Now, we’re talking about a game played on May 1, 1991 and for those who recall the 1990 incident in which a Chicago area youngster fooled a substitute clerk into thinking a $1200 Ryan rookie card was actually $12, the conclusion of that card’s saga had just ended a couple of weeks before. Thus for many generations of collectors, Ryan was then and still is a legendary figure. Last Friday’s Rambling on that Ryan rookie spurred a few of great memories from collectors who got in touch with me by email. We thought we’d share them with you, starting with Mark Bryant:
At the height of the Ryan rookie prices my wife Cindy and I had young children. Money was a rough issue of course because of our jobs. I had a friend, Brad Puckett, who had a pretty successful card shop here in Muncie, Indiana.
I had ‘68 and ‘69 Ryan cards I had gotten out of packs when I was a boy and I knew they might bring enough to help us out financially and Brad was kind enough to sell them for me for an amount which helped us out greatly. I always missed the cards but we needed the money worse…the story of thousands I am sure.
Years later, in the mid 2000′s, Brad and his father, who are both auctioneers, ran an ad in our local paper advertising that an area long time collector was going to auction his memorabilia collection. I looked at the online pictures, spotted a Ryan rookie and went to the auction. Well….you know where this is going. Brad told me to go view the card as it was my card the collector had bought from him years before. I bought my card back for a very, very modest price.
Brad was nice enough to tell the story to the crowd which clapped enthusiastically.
Fred Bosco of Liverpool, NY shares this story, which isn’t about a Ryan rookie but is sort of on par with what the youngster in Chicago did more than 20 years ago. That saga ended, you’ll remember, with the Ryan card being sold for charity. In this one, a little maturity and some remorse help right a wrong:
Just read your article and it reminded me of a similar time in my collecting past. Circa 1994, my crew and I where known as the “Bad Boys” of collecting. What that means now is beyond me. But we were young, all teenagers, the hobby was in its heyday. We would even skip school to have meetings with hotel managers to set up sport card shows in our area! It was funny to see a bunch of 14 year olds setting up major shows, and buying advertising in the big newspapers!

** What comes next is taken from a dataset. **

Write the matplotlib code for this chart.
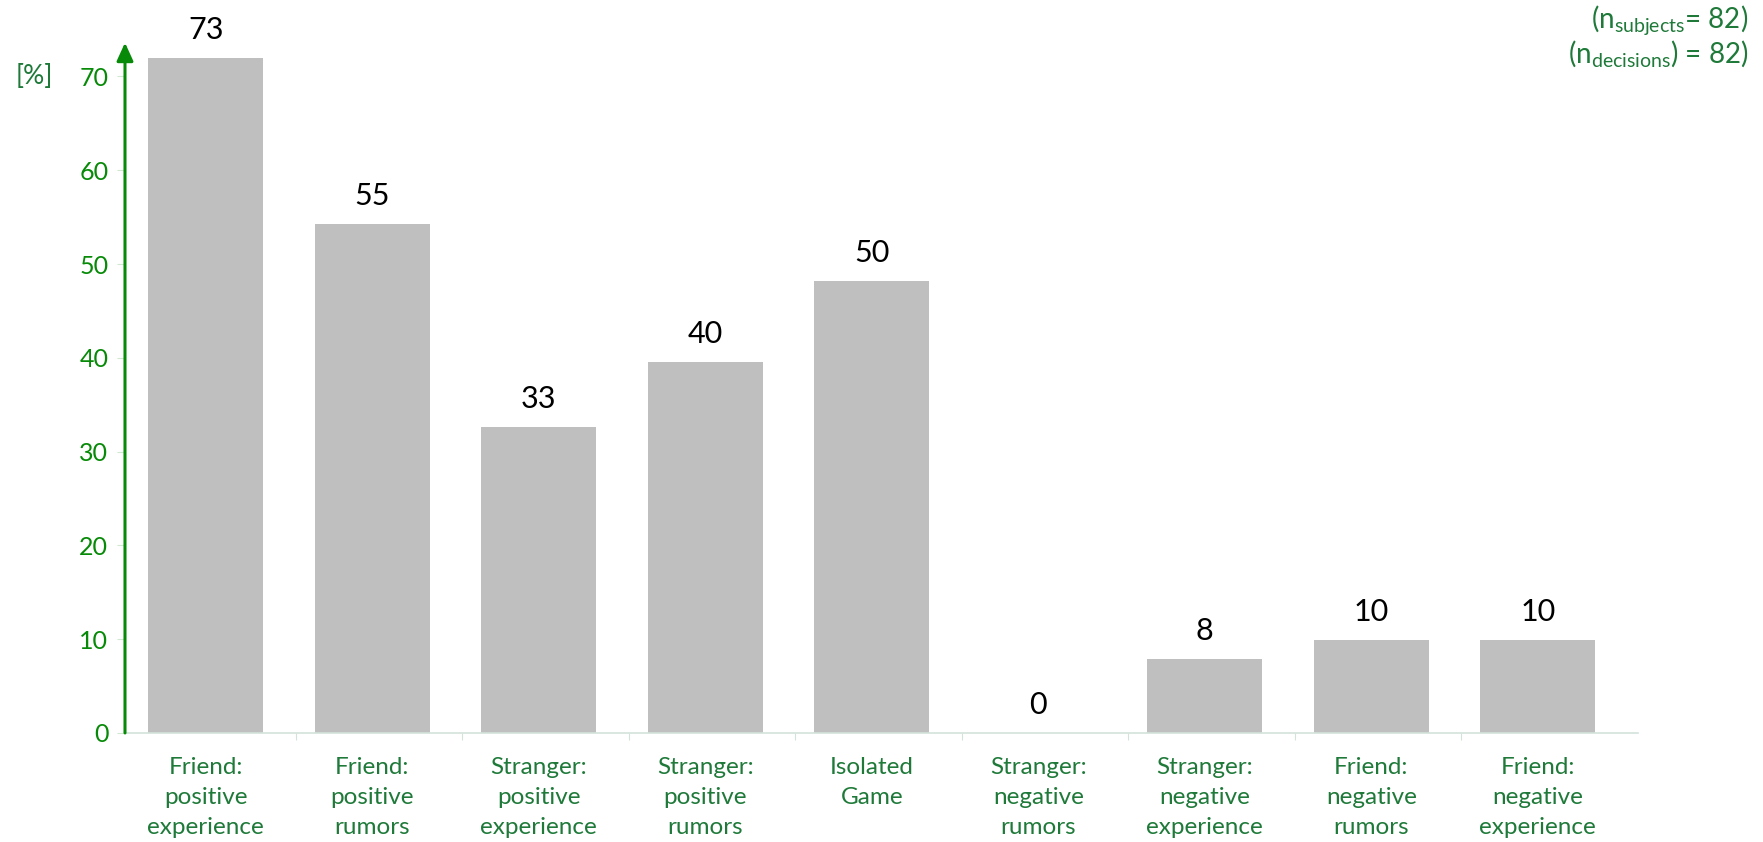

I remember a show we went to as customers. There was this new “dealer/seller” that we had never seen before. This kid had to have purchased every single basketball card in a one thousand mile radius! Considering the year, and the explosion of all things Michael Jordan, of course the biggest items at the show were anything 1986 Fleer, or 1984-85 Star Company basketball cards. This kid had at least two, maybe three, 8′ wide tables and they w ere absolutely covered with basketball cards. These ranged from Jerry West, to Michael!
We looked and admired a few times, then the kid went to the bathroom, leaving his younger brother to watch the table. Friends and I went up to the table. Mind you all of the cards were in plastic pages and binders. Odd for a show. We would pull the card out that we wanted, and paid the young kid. For instance, my buddy, let’s call him The Prince, pulled out an ‘86 Fleer Jordan, and Jordan sticker, and politely handed the boy $2. Other friends followed suit, pulling out ‘81 & ‘82 cards of Bird & Magic, again, giving the kid dollar bills. This went on for about three or four minutes, until what was the funniest part of the action. The Prince pulled out the Jerry West card, handed the kid yet another dollar bill, and WAITED FOR HIS CHANGE! Actually said to the youngster, you owe me a quarter! Uh, to this day I still laugh a little thinking about him asking for a quarter back.
Of course there are two schools of thought: #1. Of course being how could we be that shallow and mean? Granted we were young punks. And #2. When you have 30 grand in value at a table and have to go to the bathroom, maybe get someone older than 5 to watch the table.
We saw the seller about five years later at a show in the same hotel, oddly enough. My four friends and I all put up $100 and gave the kid the money (we rightfully should have paid him at the time). The biggest surprise was–and this shows you the length of the collection he had–he did not know they were missing or that his brother sold all those cards for about $10.
Nolan was so popular that even when he was out of baseball circa 2003 I wrote as part of my Beckett Error and Variation columns about someone finding a misspelling located about line 13 on the reverse of the 1968 Topps rookie. Although quite clear that was an error, the sheer volume of emails I received about that card was more than I ever received on any other column I ever wrote. Nolan Ryan in retirement is still very popular (check eBay listings here if you don’t believe me) and I suspect as the years go on he will continue to grow in status as the all-time strikeout king.